A few months back, I was caught in a compromising position with my husband. By our daughter. She walked into our bedroom late one night, and said, “Mom, what are you doing!?”
It had been just dark enough that I think she saw two figures not exactly sleeping, and quite possibly, she might have heard a noise or two that caused her to get out of bed.
“I can’t find my sock! Go back to bed and I’ll be right in!” I yelled.
You would have thought that would have sufficed, but my daughter, ever so helpful, said, “I’ll turn on the light and help you find it.”
Her father yelled, “NO!” as I yelled, “Oh, here it is!” Our daughter went back to her room and we had successfully dodged the “walk-in-on-your-parents” bullet.
With three very in-tune kids, two who are ‘tweeners and learning about sex (and asking questions!), it’s hard (pun intended) to get the marital fire started, let alone keep it burning. Rarely do my husband and I have sex in our bed at night, like I assume most people do. It’s nearly impossible. Because I worry that one of the kids will walk in and see something horrible. And I would rather not be that stressed out by risking it, plus, I don’t want my children to go blind.
Instead of lighting candles, opening wine, and putting on romantic music in our bedroom, we’ve figured out how to keep things hot in the marriage without my having to freak out at every noise the children make while my husband and I are trying to make something of our own. If you know what I mean, and I think you do.
Here are some tried-and-true tricks that have kept our sixteen-year marriage and sex life solid through twelve years of parenting.

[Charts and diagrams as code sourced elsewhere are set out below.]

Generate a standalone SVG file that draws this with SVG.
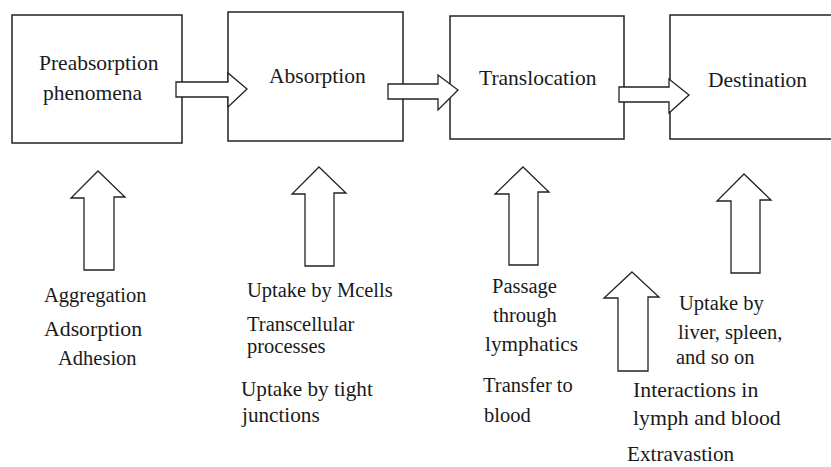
<svg xmlns="http://www.w3.org/2000/svg" width="831" height="467" viewBox="0 0 831 467">
<style>
.box{fill:#fff;stroke:#222;stroke-width:1.5}
.arr{fill:#fff;stroke:#222;stroke-width:1.3;stroke-linejoin:miter}
.t{font-size:21.5px}
.s{font-size:20.5px}
.m{font-size:21.2px}
.l{font-size:21.8px}
</style>
<rect width="831" height="467" fill="#fff"/>
<g font-family="Liberation Serif, Times New Roman, Tinos, serif" fill="#1a1a1a">
<g id="node-preabsorption">
<rect class="box" x="12" y="15" width="170" height="128"/>
<text class="t" x="39" y="70">Preabsorption</text>
<text class="t" x="43" y="100">phenomena</text>
</g>
<g id="node-absorption">
<rect class="box" x="228" y="12" width="175" height="129"/>
<text class="t" x="269" y="83">Absorption</text>
</g>
<g id="node-translocation">
<rect class="box" x="450" y="16" width="174" height="123"/>
<text class="t" x="479" y="85">Translocation</text>
</g>
<g id="node-destination">
<rect class="box" x="670" y="15" width="175" height="124"/>
<text class="t" x="708" y="87">Destination</text>
</g>
<g id="connectors">
<polygon class="arr" points="176,82 228,82 228,73 247,89 228,107 228,97 176,97"/>
<polygon class="arr" points="388,84 438,84 438,75 458,90 438,110 438,99 388,99"/>
<polygon class="arr" points="619,87 669,87 669,79 689,95 669,113 669,102 619,102"/>
<polygon class="arr" points="98,171 125,197 114,197 114,270 84,270 84,198 71,198"/>
<polygon class="arr" points="319,167 346,193 334,193 334,266 305,266 305,194 292,194"/>
<polygon class="arr" points="523,167 549,192 538,192 538,265 509,265 509,194 495,194"/>
<polygon class="arr" points="744,174 771,200 760,200 760,273 731,273 731,201 717,201"/>
<polygon class="arr" points="632,272 659,297 648,297 648,371 618,371 618,298 604,298"/>
</g>
<g id="labels-preabsorption">
<text class="s" x="44" y="302">Aggregation</text>
<text class="l" x="44" y="336">Adsorption</text>
<text class="s" x="58" y="365">Adhesion</text>
</g>
<g id="labels-absorption">
<text class="s" x="247" y="297">Uptake by Mcells</text>
<text class="s" x="247" y="331">Transcellular</text>
<text class="s" x="247" y="353">processes</text>
<text class="m" x="241" y="396">Uptake by tight</text>
<text class="m" x="242" y="422">junctions</text>
</g>
<g id="labels-translocation">
<text class="s" x="492" y="293">Passage</text>
<text class="s" x="493" y="322">through</text>
<text class="m" x="485" y="351">lymphatics</text>
<text class="s" x="483" y="392">Transfer to</text>
<text class="s" x="484" y="422">blood</text>
</g>
<g id="labels-destination">
<text class="s" x="679" y="310">Uptake by</text>
<text class="s" x="678" y="339">liver, spleen,</text>
<text class="s" x="676" y="364">and so on</text>
<text class="l" x="633" y="397">Interactions in</text>
<text class="l" x="633" y="425">lymph and blood</text>
<text class="m" x="627" y="461">Extravastion</text>
</g>
</g>
</svg>
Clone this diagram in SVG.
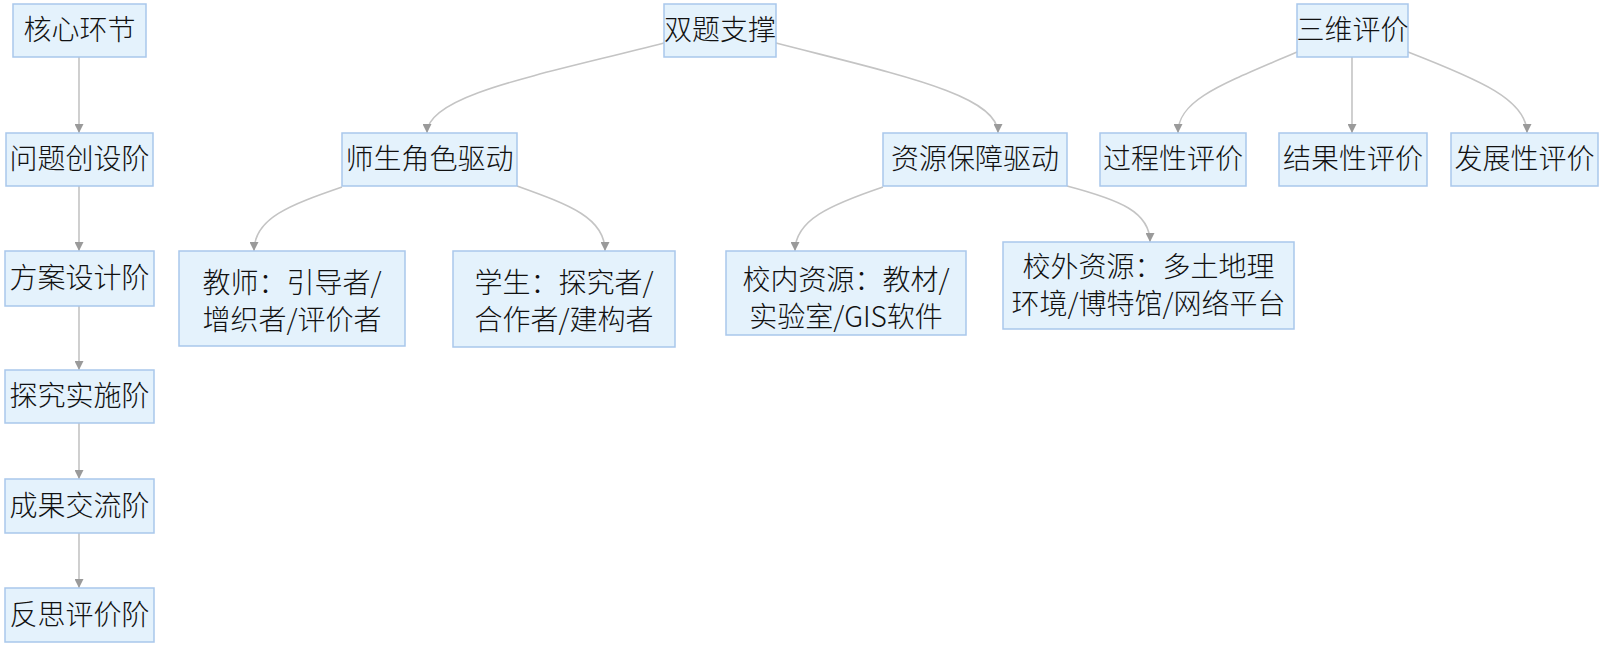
<svg xmlns="http://www.w3.org/2000/svg" width="1600" height="647" viewBox="0 0 1600 647">
<style>
.box{fill:#e4f2fc;stroke:#a9c7eb;stroke-width:1.5}
.t{font-family:"Noto Sans CJK SC","Noto Sans",sans-serif;font-size:28px;font-weight:300;fill:#111;text-anchor:middle}
.e{fill:none;stroke:#c4c4c4;stroke-width:1.6;marker-end:url(#arr)}
</style>
<defs>
<marker id="arr" viewBox="0 0 10 10" refX="10" refY="5" markerWidth="9" markerHeight="9" markerUnits="userSpaceOnUse" orient="auto">
<path d="M0,0 L10,5 L0,10 z" fill="#9a9a9a"/>
</marker>
</defs>
<rect width="1600" height="647" fill="#fff"/>
<g id="connectors">
<path class="e" d="M79,57 L79,133"/>
<path class="e" d="M79,186 L79,251"/>
<path class="e" d="M79,306 L79,370"/>
<path class="e" d="M79,423 L79,479"/>
<path class="e" d="M79,533 L79,588"/>
<path class="e" d="M664,43 C540,75 427,95 427,133"/>
<path class="e" d="M776,43 C900,75 998,95 998,133"/>
<path class="e" d="M342,187 C290,205 254,218 254,251"/>
<path class="e" d="M517,186 C570,205 605,218 605,251"/>
<path class="e" d="M883,187 C830,205 795,220 795,251"/>
<path class="e" d="M1067,186 C1120,200 1150,212 1150,242"/>
<path class="e" d="M1297,52 C1220,85 1178,100 1178,133"/>
<path class="e" d="M1352,57 L1352,133"/>
<path class="e" d="M1408,52 C1480,80 1527,100 1527,133"/>
</g>
<g id="n-hexin"><rect class="box" x="13" y="4" width="133" height="53"/><text class="t" x="79.5" y="40">核心环节</text></g>
<g id="n-wenti"><rect class="box" x="6" y="133" width="147" height="53"/><text class="t" x="79.5" y="169">问题创设阶</text></g>
<g id="n-fangan"><rect class="box" x="5" y="251" width="149" height="55"/><text class="t" x="79.5" y="288">方案设计阶</text></g>
<g id="n-tanjiu"><rect class="box" x="5" y="370" width="149" height="53"/><text class="t" x="79.5" y="406">探究实施阶</text></g>
<g id="n-chengguo"><rect class="box" x="5" y="479" width="149" height="54"/><text class="t" x="79.5" y="516">成果交流阶</text></g>
<g id="n-fansi"><rect class="box" x="5" y="588" width="149" height="54"/><text class="t" x="79.5" y="625">反思评价阶</text></g>
<g id="n-shuangti"><rect class="box" x="664" y="4" width="112" height="53"/><text class="t" x="720" y="40">双题支撑</text></g>
<g id="n-shisheng"><rect class="box" x="342" y="133" width="175" height="53"/><text class="t" x="429.5" y="169">师生角色驱动</text></g>
<g id="n-ziyuan"><rect class="box" x="883" y="133" width="184" height="53"/><text class="t" x="975" y="169">资源保障驱动</text></g>
<g id="n-jiaoshi"><rect class="box" x="179" y="251" width="226" height="95"/><text class="t" x="292" y="293">教师：引导者/</text><text class="t" x="292" y="330">增织者/评价者</text></g>
<g id="n-xuesheng"><rect class="box" x="453" y="251" width="222" height="96"/><text class="t" x="564" y="293">学生：探究者/</text><text class="t" x="564" y="330">合作者/建构者</text></g>
<g id="n-xiaonei"><rect class="box" x="726" y="251" width="240" height="84"/><text class="t" x="846" y="290">校内资源：教材/</text><text class="t" x="846" y="327">实验室/GIS软件</text></g>
<g id="n-xiaowai"><rect class="box" x="1003" y="242" width="291" height="87"/><text class="t" x="1148.5" y="277">校外资源：多土地理</text><text class="t" x="1148.5" y="314">环境/博特馆/网络平台</text></g>
<g id="n-sanwei"><rect class="box" x="1297" y="4" width="111" height="53"/><text class="t" x="1352.5" y="40">三维评价</text></g>
<g id="n-guocheng"><rect class="box" x="1100" y="133" width="146" height="53"/><text class="t" x="1173" y="169">过程性评价</text></g>
<g id="n-jieguo"><rect class="box" x="1279" y="133" width="148" height="53"/><text class="t" x="1353" y="169">结果性评价</text></g>
<g id="n-fazhan"><rect class="box" x="1451" y="133" width="147" height="53"/><text class="t" x="1524.5" y="169">发展性评价</text></g>
</svg>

Maybe these tricks will spark some new ideas for you.
Location, location, location: A lot of our playtime does happen behind closed doors, just not the bedroom door. It’s a lot less stressful to sneak into a closet or the bathroom for some sexy time. These are places where I’m sure the kids are not going to search for us. I am more relaxed and quite frankly, it’s also a lot more fun sneaking around!
One of us will give the knowing look and bolt for the nearest powder room or closet, where we know they won’t find us. These trysts are akin to being in high school and trying to find ways to dodge the parents when you wanted to make out with your boyfriend, not that I would have ever done anything like that in high school, I just heard from some people that that’s what they did when we were younger and trying to get some action.
The Quickie: Mostly, this occurs before or after a shower, and in the bathroom. There’s a loft area outside of our bedroom that overlooks the family room, where our kids are usually glued to the television. If I see my kids are entranced with SpongeBob or Hannah, I know we’ve got a solid uninterrupted fifteen minutes of bliss, so we go for it.
Another Quickie trick is the “Go ride your bikes in the cul-de-sac” option. Our bedroom window has a nice view of our cul-de-sac, and when the kids are outside riding, well, do I even need to say what I’m doing?
The Shelf Trick: We have a code. Yes, a sex code. I’m not sure how it began, but one afternoon I decided there was a “screw” that had come undone on the closet shelf and I needed my husband to bring up his “hammer” and help with the bolts and nuts to get it “screwed” back on correctly. So, whenever the shelf needs fixing, I simply call down to him that he needs to come on up to fix it! No one is wise to the fact that I’m actually asking for a booty call!